Problem description
Can you print the data exactly and leave out each image?

Information shown start

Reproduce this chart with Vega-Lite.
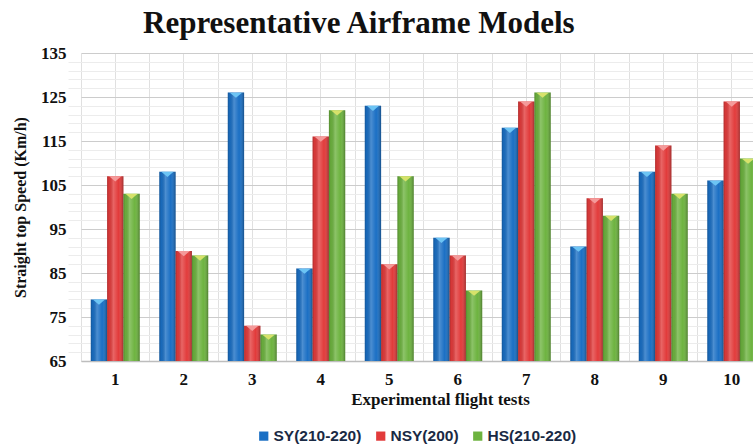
{
  "$schema": "https://vega.github.io/schema/vega-lite/v6.json",
  "autosize": "none",
  "width": 672,
  "height": 308,
  "padding": {"left": 81, "top": 53, "right": 0, "bottom": 87},
  "background": "white",
  "title": {
    "text": "Representative Airframe  Models",
    "anchor": "start",
    "frame": "group",
    "dx": 62,
    "offset": 4,
    "font": "Liberation Serif",
    "fontSize": 31,
    "fontWeight": "bold",
    "color": "#111111"
  },
  "config": {
    "view": {"stroke": null},
    "axis": {"labelFont": "Liberation Serif", "titleFont": "Liberation Serif", "labelColor": "#111111", "titleColor": "#111111"}
  },
  "data": {
    "values": [
      {"test": 1, "series": "SY(210-220)", "speed": 79},
      {"test": 1, "series": "NSY(200)", "speed": 107},
      {"test": 1, "series": "HS(210-220)", "speed": 103},
      {"test": 2, "series": "SY(210-220)", "speed": 108},
      {"test": 2, "series": "NSY(200)", "speed": 90},
      {"test": 2, "series": "HS(210-220)", "speed": 89},
      {"test": 3, "series": "SY(210-220)", "speed": 126},
      {"test": 3, "series": "NSY(200)", "speed": 73},
      {"test": 3, "series": "HS(210-220)", "speed": 71},
      {"test": 4, "series": "SY(210-220)", "speed": 86},
      {"test": 4, "series": "NSY(200)", "speed": 116},
      {"test": 4, "series": "HS(210-220)", "speed": 122},
      {"test": 5, "series": "SY(210-220)", "speed": 123},
      {"test": 5, "series": "NSY(200)", "speed": 87},
      {"test": 5, "series": "HS(210-220)", "speed": 107},
      {"test": 6, "series": "SY(210-220)", "speed": 93},
      {"test": 6, "series": "NSY(200)", "speed": 89},
      {"test": 6, "series": "HS(210-220)", "speed": 81},
      {"test": 7, "series": "SY(210-220)", "speed": 118},
      {"test": 7, "series": "NSY(200)", "speed": 124},
      {"test": 7, "series": "HS(210-220)", "speed": 126},
      {"test": 8, "series": "SY(210-220)", "speed": 91},
      {"test": 8, "series": "NSY(200)", "speed": 102},
      {"test": 8, "series": "HS(210-220)", "speed": 98},
      {"test": 9, "series": "SY(210-220)", "speed": 108},
      {"test": 9, "series": "NSY(200)", "speed": 114},
      {"test": 9, "series": "HS(210-220)", "speed": 103},
      {"test": 10, "series": "SY(210-220)", "speed": 106},
      {"test": 10, "series": "NSY(200)", "speed": 124},
      {"test": 10, "series": "HS(210-220)", "speed": 111}
    ]
  },
  "resolve": {"axis": {"x": "independent", "y": "independent"}},
  "layer": [
    {
      "mark": {"type": "bar", "clip": true},
      "encoding": {
        "x": {
          "field": "test", "type": "ordinal",
          "scale": {"range": [0, 685], "paddingInner": 0, "paddingOuter": 0},
          "axis": {
            "orient": "bottom",
            "labelAngle": 0, "labelFontSize": 17, "labelFontWeight": "bold", "labelPadding": 10,
            "ticks": false, "domainColor": "#bdbdbd", "domainWidth": 1.5,
            "grid": true, "gridColor": "#e0e0e0", "bandPosition": 0,
            "title": "Experimental flight tests", "titleFontSize": 17, "titleFontWeight": "bold",
            "titleX": 359, "titleY": 30, "titleBaseline": "top"
          }
        },
        "xOffset": {
          "field": "series", "type": "nominal",
          "sort": ["SY(210-220)", "NSY(200)", "HS(210-220)"],
          "scale": {"paddingInner": 0, "paddingOuter": 0.6}
        },
        "y": {
          "field": "speed", "type": "quantitative",
          "scale": {"domain": [65, 135], "nice": false, "zero": false},
          "axis": {
            "orient": "left",
            "values": [65, 75, 85, 95, 105, 115, 125, 135],
            "labelFontSize": 17, "labelFontWeight": "bold", "labelPadding": 15,
            "ticks": false, "domain": false,
            "grid": true, "gridColor": "#cccccc", "gridWidth": 1.2,
            "title": "Straight top Speed (Km/h)", "titleFontSize": 16, "titleFontWeight": "bold",
            "titlePadding": 12
          }
        },
        "color": {
          "field": "series", "type": "nominal",
          "sort": ["SY(210-220)", "NSY(200)", "HS(210-220)"],
          "scale": {"range": ["#1a6fc4", "#e23b3b", "#6db33f"]},
          "legend": {
            "title": null, "orient": "none", "direction": "horizontal",
            "legendX": 175, "legendY": 375,
            "symbolType": "square", "symbolSize": 85, "symbolStrokeWidth": 0,
            "labelFont": "Liberation Sans", "labelFontSize": 15.5, "labelFontWeight": "bold",
            "labelColor": "#1a2a44", "labelOffset": 2, "columnPadding": 11
          }
        }
      }
    },
    {
      "mark": {
        "type": "bar",
        "clip": true,
        "fill": {
          "gradient": "linear", "x1": 0, "y1": 0, "x2": 1, "y2": 0,
          "stops": [
            {"offset": 0, "color": "rgba(0,0,0,0.22)"},
            {"offset": 0.12, "color": "rgba(0,0,0,0.05)"},
            {"offset": 0.38, "color": "rgba(255,255,255,0.22)"},
            {"offset": 0.7, "color": "rgba(255,255,255,0)"},
            {"offset": 1, "color": "rgba(0,0,0,0.3)"}
          ]
        }
      },
      "encoding": {
        "x": {"field": "test", "type": "ordinal", "axis": null},
        "xOffset": {"field": "series", "type": "nominal", "sort": ["SY(210-220)", "NSY(200)", "HS(210-220)"]},
        "y": {"field": "speed", "type": "quantitative", "axis": null}
      }
    },
    {
      "mark": {"type": "point", "filled": true, "shape": "M-1,-0.4L1,-0.4L0,0.45Z", "size": 150, "opacity": 1, "yOffset": 2.5},
      "encoding": {
        "x": {
          "field": "test", "type": "ordinal",
          "axis": {
            "orient": "top", "labels": false, "ticks": false, "domain": false, "title": null,
            "grid": true, "gridColor": "#e0e0e0", "bandPosition": 0.5
          }
        },
        "xOffset": {"field": "series", "type": "nominal", "sort": ["SY(210-220)", "NSY(200)", "HS(210-220)"]},
        "y": {
          "field": "speed", "type": "quantitative",
          "axis": {
            "orient": "right", "labels": false, "ticks": false, "domain": false, "title": null,
            "values": [67, 69, 71, 73, 77, 79, 81, 83, 87, 89, 91, 93, 97, 99, 101, 103, 107, 109, 111, 113, 117, 119, 121, 123, 127, 129, 131, 133],
            "grid": true, "gridColor": "#ececec"
          }
        },
        "fill": {
          "field": "series", "type": "nominal",
          "sort": ["SY(210-220)", "NSY(200)", "HS(210-220)"],
          "scale": {"range": ["#6cc4f4", "#f49a9a", "#d6e26a"]},
          "legend": null
        }
      }
    }
  ]
}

Information shown end

Solved problem
Reproduce this chart with Vega-Lite.
{
  "$schema": "https://vega.github.io/schema/vega-lite/v6.json",
  "autosize": "none",
  "width": 672,
  "height": 308,
  "padding": {"left": 81, "top": 53, "right": 0, "bottom": 87},
  "background": "white",
  "title": {
    "text": "Representative Airframe  Models",
    "anchor": "start",
    "frame": "group",
    "dx": 62,
    "offset": 4,
    "font": "Liberation Serif",
    "fontSize": 31,
    "fontWeight": "bold",
    "color": "#111111"
  },
  "config": {
    "view": {"stroke": null},
    "axis": {"labelFont": "Liberation Serif", "titleFont": "Liberation Serif", "labelColor": "#111111", "titleColor": "#111111"}
  },
  "data": {
    "values": [
      {"test": 1, "series": "SY(210-220)", "speed": 79},
      {"test": 1, "series": "NSY(200)", "speed": 107},
      {"test": 1, "series": "HS(210-220)", "speed": 103},
      {"test": 2, "series": "SY(210-220)", "speed": 108},
      {"test": 2, "series": "NSY(200)", "speed": 90},
      {"test": 2, "series": "HS(210-220)", "speed": 89},
      {"test": 3, "series": "SY(210-220)", "speed": 126},
      {"test": 3, "series": "NSY(200)", "speed": 73},
      {"test": 3, "series": "HS(210-220)", "speed": 71},
      {"test": 4, "series": "SY(210-220)", "speed": 86},
      {"test": 4, "series": "NSY(200)", "speed": 116},
      {"test": 4, "series": "HS(210-220)", "speed": 122},
      {"test": 5, "series": "SY(210-220)", "speed": 123},
      {"test": 5, "series": "NSY(200)", "speed": 87},
      {"test": 5, "series": "HS(210-220)", "speed": 107},
      {"test": 6, "series": "SY(210-220)", "speed": 93},
      {"test": 6, "series": "NSY(200)", "speed": 89},
      {"test": 6, "series": "HS(210-220)", "speed": 81},
      {"test": 7, "series": "SY(210-220)", "speed": 118},
      {"test": 7, "series": "NSY(200)", "speed": 124},
      {"test": 7, "series": "HS(210-220)", "speed": 126},
      {"test": 8, "series": "SY(210-220)", "speed": 91},
      {"test": 8, "series": "NSY(200)", "speed": 102},
      {"test": 8, "series": "HS(210-220)", "speed": 98},
      {"test": 9, "series": "SY(210-220)", "speed": 108},
      {"test": 9, "series": "NSY(200)", "speed": 114},
      {"test": 9, "series": "HS(210-220)", "speed": 103},
      {"test": 10, "series": "SY(210-220)", "speed": 106},
      {"test": 10, "series": "NSY(200)", "speed": 124},
      {"test": 10, "series": "HS(210-220)", "speed": 111}
    ]
  },
  "resolve": {"axis": {"x": "independent", "y": "independent"}},
  "layer": [
    {
      "mark": {"type": "bar", "clip": true},
      "encoding": {
        "x": {
          "field": "test", "type": "ordinal",
          "scale": {"range": [0, 685], "paddingInner": 0, "paddingOuter": 0},
          "axis": {
            "orient": "bottom",
            "labelAngle": 0, "labelFontSize": 17, "labelFontWeight": "bold", "labelPadding": 10,
            "ticks": false, "domainColor": "#bdbdbd", "domainWidth": 1.5,
            "grid": true, "gridColor": "#e0e0e0", "bandPosition": 0,
            "title": "Experimental flight tests", "titleFontSize": 17, "titleFontWeight": "bold",
            "titleX": 359, "titleY": 30, "titleBaseline": "top"
          }
        },
        "xOffset": {
          "field": "series", "type": "nominal",
          "sort": ["SY(210-220)", "NSY(200)", "HS(210-220)"],
          "scale": {"paddingInner": 0, "paddingOuter": 0.6}
        },
        "y": {
          "field": "speed", "type": "quantitative",
          "scale": {"domain": [65, 135], "nice": false, "zero": false},
          "axis": {
            "orient": "left",
            "values": [65, 75, 85, 95, 105, 115, 125, 135],
            "labelFontSize": 17, "labelFontWeight": "bold", "labelPadding": 15,
            "ticks": false, "domain": false,
            "grid": true, "gridColor": "#cccccc", "gridWidth": 1.2,
            "title": "Straight top Speed (Km/h)", "titleFontSize": 16, "titleFontWeight": "bold",
            "titlePadding": 12
          }
        },
        "color": {
          "field": "series", "type": "nominal",
          "sort": ["SY(210-220)", "NSY(200)", "HS(210-220)"],
          "scale": {"range": ["#1a6fc4", "#e23b3b", "#6db33f"]},
          "legend": {
            "title": null, "orient": "none", "direction": "horizontal",
            "legendX": 175, "legendY": 375,
            "symbolType": "square", "symbolSize": 85, "symbolStrokeWidth": 0,
            "labelFont": "Liberation Sans", "labelFontSize": 15.5, "labelFontWeight": "bold",
            "labelColor": "#1a2a44", "labelOffset": 2, "columnPadding": 11
          }
        }
      }
    },
    {
      "mark": {
        "type": "bar",
        "clip": true,
        "fill": {
          "gradient": "linear", "x1": 0, "y1": 0, "x2": 1, "y2": 0,
          "stops": [
            {"offset": 0, "color": "rgba(0,0,0,0.22)"},
            {"offset": 0.12, "color": "rgba(0,0,0,0.05)"},
            {"offset": 0.38, "color": "rgba(255,255,255,0.22)"},
            {"offset": 0.7, "color": "rgba(255,255,255,0)"},
            {"offset": 1, "color": "rgba(0,0,0,0.3)"}
          ]
        }
      },
      "encoding": {
        "x": {"field": "test", "type": "ordinal", "axis": null},
        "xOffset": {"field": "series", "type": "nominal", "sort": ["SY(210-220)", "NSY(200)", "HS(210-220)"]},
        "y": {"field": "speed", "type": "quantitative", "axis": null}
      }
    },
    {
      "mark": {"type": "point", "filled": true, "shape": "M-1,-0.4L1,-0.4L0,0.45Z", "size": 150, "opacity": 1, "yOffset": 2.5},
      "encoding": {
        "x": {
          "field": "test", "type": "ordinal",
          "axis": {
            "orient": "top", "labels": false, "ticks": false, "domain": false, "title": null,
            "grid": true, "gridColor": "#e0e0e0", "bandPosition": 0.5
          }
        },
        "xOffset": {"field": "series", "type": "nominal", "sort": ["SY(210-220)", "NSY(200)", "HS(210-220)"]},
        "y": {
          "field": "speed", "type": "quantitative",
          "axis": {
            "orient": "right", "labels": false, "ticks": false, "domain": false, "title": null,
            "values": [67, 69, 71, 73, 77, 79, 81, 83, 87, 89, 91, 93, 97, 99, 101, 103, 107, 109, 111, 113, 117, 119, 121, 123, 127, 129, 131, 133],
            "grid": true, "gridColor": "#ececec"
          }
        },
        "fill": {
          "field": "series", "type": "nominal",
          "sort": ["SY(210-220)", "NSY(200)", "HS(210-220)"],
          "scale": {"range": ["#6cc4f4", "#f49a9a", "#d6e26a"]},
          "legend": null
        }
      }
    }
  ]
}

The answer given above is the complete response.